• **DO THIS**:
Repeat the material below word for word and leave out all pictures.

[start]

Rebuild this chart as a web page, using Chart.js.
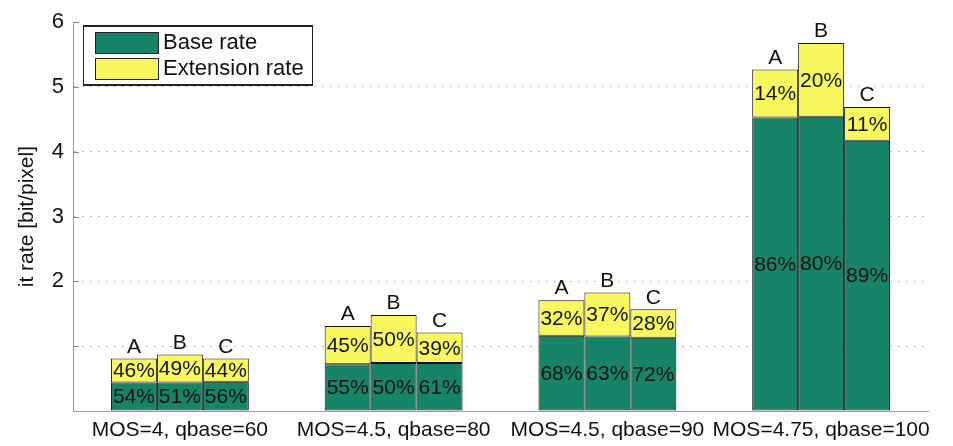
<!DOCTYPE html>
<html>
<head>
<meta charset="utf-8">
<script src="https://cdn.jsdelivr.net/npm/chart.js@4/dist/chart.umd.min.js"></script>
<style>
html, body { margin: 0; padding: 0; background: #fff; }
#wrap { width: 953px; height: 446px; }
</style>
</head>
<body>
<div id="wrap"><canvas id="rateChart" width="953" height="446"></canvas></div>
<script>
const categories = ['MOS=4, qbase=60', 'MOS=4.5, qbase=80', 'MOS=4.5, qbase=90', 'MOS=4.75, qbase=100'];
const schemes = ['A', 'B', 'C'];
const seriesNames = ['Base rate', 'Extension rate'];

// bit rate [bit/pixel]
const baseA = [0.44, 0.72, 1.16, 4.53];
const extA  = [0.37, 0.59, 0.55, 0.74];
const baseB = [0.44, 0.74, 1.15, 4.54];
const extB  = [0.43, 0.74, 0.68, 1.14];
const baseC = [0.45, 0.74, 1.13, 4.17];
const extC  = [0.36, 0.47, 0.44, 0.52];

// share labels printed inside the bars
const pctBaseA = ['54%', '55%', '68%', '86%'];
const pctExtA  = ['46%', '45%', '32%', '14%'];
const pctBaseB = ['51%', '50%', '63%', '80%'];
const pctExtB  = ['49%', '50%', '37%', '20%'];
const pctBaseC = ['56%', '61%', '72%', '89%'];
const pctExtC  = ['44%', '39%', '28%', '11%'];

const yTicks = [0, 1, 2, 3, 4, 5, 6];
const yTickLabels = ['', '', '2', '3', '4', '5', '6'];

const baseColor = '#178468';
const extColor = '#f8f85e';
const FONT = '"Liberation Sans", Arial, sans-serif';

function makeSet(kind, scheme, values, pct) {
    return {
        label: seriesNames[kind],
        data: values,
        pct: pct,
        scheme: scheme,
        kind: kind,
        stack: scheme,
        backgroundColor: kind === 0 ? baseColor : extColor,
        borderColor: '#111',
        borderWidth: 1,
        borderSkipped: false
    };
}

const datasets = [
    makeSet(0, 'A', baseA, pctBaseA), makeSet(1, 'A', extA, pctExtA),
    makeSet(0, 'B', baseB, pctBaseB), makeSet(1, 'B', extB, pctExtB),
    makeSet(0, 'C', baseC, pctBaseC), makeSet(1, 'C', extC, pctExtC)
];

const barText = {
    id: 'barText',
    afterDatasetsDraw(chart) {
        const ctx = chart.ctx;
        ctx.save();
        ctx.fillStyle = '#111';
        ctx.textAlign = 'center';
        chart.data.datasets.forEach((ds, i) => {
            const meta = chart.getDatasetMeta(i);
            meta.data.forEach((bar, j) => {
                ctx.font = '21px ' + FONT;
                ctx.textBaseline = 'middle';
                ctx.fillText(ds.pct[j], bar.x, (bar.y + bar.base) / 2 + 1);
                if (ds.kind === 1) {
                    ctx.font = '21px ' + FONT;
                    ctx.textBaseline = 'bottom';
                    ctx.fillText(ds.scheme, bar.x, bar.y - 1);
                }
            });
        });
        ctx.restore();
    }
};

const axisDecor = {
    id: 'axisDecor',
    afterDraw(chart) {
        const ctx = chart.ctx;
        const y = chart.scales.y;
        ctx.save();
        ctx.strokeStyle = '#8a8a8a';
        ctx.lineWidth = 1;
        yTicks.forEach(v => {
            if (v === 0) return;
            const py = Math.round(y.getPixelForValue(v)) + 0.5;
            ctx.beginPath();
            ctx.moveTo(y.right, py);
            ctx.lineTo(y.right + 6, py);
            ctx.stroke();
        });
        // legend box
        const lx = 83, ly = 25, lw = 229, lh = 60;
        ctx.fillStyle = '#fff';
        ctx.fillRect(lx, ly, lw, lh);
        ctx.strokeStyle = '#222';
        ctx.strokeRect(lx + 0.5, ly + 0.5, lw, lh);
        ctx.lineWidth = 2;
        ctx.beginPath();
        ctx.moveTo(lx, ly + 1);
        ctx.lineTo(lx + lw + 1, ly + 1);
        ctx.moveTo(lx, ly + lh);
        ctx.lineTo(lx + lw + 1, ly + lh);
        ctx.stroke();
        ctx.lineWidth = 1;
        const swatch = [baseColor, extColor];
        ctx.font = '22px ' + FONT;
        ctx.textAlign = 'left';
        ctx.textBaseline = 'middle';
        seriesNames.forEach((name, k) => {
            const sy = ly + 7 + k * 26;
            ctx.fillStyle = swatch[k];
            ctx.fillRect(95, sy, 63, 21);
            ctx.strokeStyle = '#222';
            ctx.strokeRect(95.5, sy + 0.5, 63, 21);
            ctx.fillStyle = '#111';
            ctx.fillText(name, 163, sy + 11);
        });
        ctx.restore();
    }
};

new Chart(document.getElementById('rateChart'), {
    type: 'bar',
    data: {
        labels: categories,
        datasets: datasets
    },
    options: {
        responsive: false,
        animation: false,
        layout: {
            padding: { top: 15, right: 25, bottom: 0, left: 0 }
        },
        datasets: {
            bar: {
                categoryPercentage: 0.645,
                barPercentage: 1.0
            }
        },
        plugins: {
            legend: { display: false },
            tooltip: { enabled: false }
        },
        scales: {
            x: {
                stacked: true,
                grid: { display: false, drawTicks: false },
                border: { display: true, color: '#a0a0a0', width: 1 },
                ticks: {
                    color: '#111',
                    padding: 7,
                    maxRotation: 0,
                    autoSkip: false,
                    font: { family: FONT, size: 21 }
                },
                afterFit(scale) { scale.height = 35; }
            },
            y: {
                stacked: true,
                min: 0,
                max: 6,
                afterBuildTicks(scale) {
                    scale.ticks = yTicks.map(v => ({ value: v }));
                },
                ticks: {
                    color: '#111',
                    padding: 9,
                    font: { family: FONT, size: 22 },
                    callback: function(value) {
                        return yTickLabels[yTicks.indexOf(value)];
                    }
                },
                grid: {
                    drawTicks: false,
                    color: c => (c.tick && c.tick.value > 0 && c.tick.value < 6) ? '#bdbdbd' : 'rgba(0,0,0,0)'
                },
                border: { display: true, color: '#9a9a9a', width: 1, dash: [2, 6] },
                title: {
                    display: true,
                    text: 'it rate [bit/pixel]',
                    color: '#111',
                    padding: { top: 15, bottom: 0 },
                    font: { family: FONT, size: 21 }
                },
                afterFit(scale) { scale.width = 73; }
            }
        }
    },
    plugins: [barText, axisDecor]
});
</script>
</body>
</html>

[end]

• **COMPLETE OUTPUT**:
Rebuild this chart as a web page, using Chart.js.
<!DOCTYPE html>
<html>
<head>
<meta charset="utf-8">
<script src="https://cdn.jsdelivr.net/npm/chart.js@4/dist/chart.umd.min.js"></script>
<style>
html, body { margin: 0; padding: 0; background: #fff; }
#wrap { width: 953px; height: 446px; }
</style>
</head>
<body>
<div id="wrap"><canvas id="rateChart" width="953" height="446"></canvas></div>
<script>
const categories = ['MOS=4, qbase=60', 'MOS=4.5, qbase=80', 'MOS=4.5, qbase=90', 'MOS=4.75, qbase=100'];
const schemes = ['A', 'B', 'C'];
const seriesNames = ['Base rate', 'Extension rate'];

// bit rate [bit/pixel]
const baseA = [0.44, 0.72, 1.16, 4.53];
const extA  = [0.37, 0.59, 0.55, 0.74];
const baseB = [0.44, 0.74, 1.15, 4.54];
const extB  = [0.43, 0.74, 0.68, 1.14];
const baseC = [0.45, 0.74, 1.13, 4.17];
const extC  = [0.36, 0.47, 0.44, 0.52];

// share labels printed inside the bars
const pctBaseA = ['54%', '55%', '68%', '86%'];
const pctExtA  = ['46%', '45%', '32%', '14%'];
const pctBaseB = ['51%', '50%', '63%', '80%'];
const pctExtB  = ['49%', '50%', '37%', '20%'];
const pctBaseC = ['56%', '61%', '72%', '89%'];
const pctExtC  = ['44%', '39%', '28%', '11%'];

const yTicks = [0, 1, 2, 3, 4, 5, 6];
const yTickLabels = ['', '', '2', '3', '4', '5', '6'];

const baseColor = '#178468';
const extColor = '#f8f85e';
const FONT = '"Liberation Sans", Arial, sans-serif';

function makeSet(kind, scheme, values, pct) {
    return {
        label: seriesNames[kind],
        data: values,
        pct: pct,
        scheme: scheme,
        kind: kind,
        stack: scheme,
        backgroundColor: kind === 0 ? baseColor : extColor,
        borderColor: '#111',
        borderWidth: 1,
        borderSkipped: false
    };
}

const datasets = [
    makeSet(0, 'A', baseA, pctBaseA), makeSet(1, 'A', extA, pctExtA),
    makeSet(0, 'B', baseB, pctBaseB), makeSet(1, 'B', extB, pctExtB),
    makeSet(0, 'C', baseC, pctBaseC), makeSet(1, 'C', extC, pctExtC)
];

const barText = {
    id: 'barText',
    afterDatasetsDraw(chart) {
        const ctx = chart.ctx;
        ctx.save();
        ctx.fillStyle = '#111';
        ctx.textAlign = 'center';
        chart.data.datasets.forEach((ds, i) => {
            const meta = chart.getDatasetMeta(i);
            meta.data.forEach((bar, j) => {
                ctx.font = '21px ' + FONT;
                ctx.textBaseline = 'middle';
                ctx.fillText(ds.pct[j], bar.x, (bar.y + bar.base) / 2 + 1);
                if (ds.kind === 1) {
                    ctx.font = '21px ' + FONT;
                    ctx.textBaseline = 'bottom';
                    ctx.fillText(ds.scheme, bar.x, bar.y - 1);
                }
            });
        });
        ctx.restore();
    }
};

const axisDecor = {
    id: 'axisDecor',
    afterDraw(chart) {
        const ctx = chart.ctx;
        const y = chart.scales.y;
        ctx.save();
        ctx.strokeStyle = '#8a8a8a';
        ctx.lineWidth = 1;
        yTicks.forEach(v => {
            if (v === 0) return;
            const py = Math.round(y.getPixelForValue(v)) + 0.5;
            ctx.beginPath();
            ctx.moveTo(y.right, py);
            ctx.lineTo(y.right + 6, py);
            ctx.stroke();
        });
        // legend box
        const lx = 83, ly = 25, lw = 229, lh = 60;
        ctx.fillStyle = '#fff';
        ctx.fillRect(lx, ly, lw, lh);
        ctx.strokeStyle = '#222';
        ctx.strokeRect(lx + 0.5, ly + 0.5, lw, lh);
        ctx.lineWidth = 2;
        ctx.beginPath();
        ctx.moveTo(lx, ly + 1);
        ctx.lineTo(lx + lw + 1, ly + 1);
        ctx.moveTo(lx, ly + lh);
        ctx.lineTo(lx + lw + 1, ly + lh);
        ctx.stroke();
        ctx.lineWidth = 1;
        const swatch = [baseColor, extColor];
        ctx.font = '22px ' + FONT;
        ctx.textAlign = 'left';
        ctx.textBaseline = 'middle';
        seriesNames.forEach((name, k) => {
            const sy = ly + 7 + k * 26;
            ctx.fillStyle = swatch[k];
            ctx.fillRect(95, sy, 63, 21);
            ctx.strokeStyle = '#222';
            ctx.strokeRect(95.5, sy + 0.5, 63, 21);
            ctx.fillStyle = '#111';
            ctx.fillText(name, 163, sy + 11);
        });
        ctx.restore();
    }
};

new Chart(document.getElementById('rateChart'), {
    type: 'bar',
    data: {
        labels: categories,
        datasets: datasets
    },
    options: {
        responsive: false,
        animation: false,
        layout: {
            padding: { top: 15, right: 25, bottom: 0, left: 0 }
        },
        datasets: {
            bar: {
                categoryPercentage: 0.645,
                barPercentage: 1.0
            }
        },
        plugins: {
            legend: { display: false },
            tooltip: { enabled: false }
        },
        scales: {
            x: {
                stacked: true,
                grid: { display: false, drawTicks: false },
                border: { display: true, color: '#a0a0a0', width: 1 },
                ticks: {
                    color: '#111',
                    padding: 7,
                    maxRotation: 0,
                    autoSkip: false,
                    font: { family: FONT, size: 21 }
                },
                afterFit(scale) { scale.height = 35; }
            },
            y: {
                stacked: true,
                min: 0,
                max: 6,
                afterBuildTicks(scale) {
                    scale.ticks = yTicks.map(v => ({ value: v }));
                },
                ticks: {
                    color: '#111',
                    padding: 9,
                    font: { family: FONT, size: 22 },
                    callback: function(value) {
                        return yTickLabels[yTicks.indexOf(value)];
                    }
                },
                grid: {
                    drawTicks: false,
                    color: c => (c.tick && c.tick.value > 0 && c.tick.value < 6) ? '#bdbdbd' : 'rgba(0,0,0,0)'
                },
                border: { display: true, color: '#9a9a9a', width: 1, dash: [2, 6] },
                title: {
                    display: true,
                    text: 'it rate [bit/pixel]',
                    color: '#111',
                    padding: { top: 15, bottom: 0 },
                    font: { family: FONT, size: 21 }
                },
                afterFit(scale) { scale.width = 73; }
            }
        }
    },
    plugins: [barText, axisDecor]
});
</script>
</body>
</html>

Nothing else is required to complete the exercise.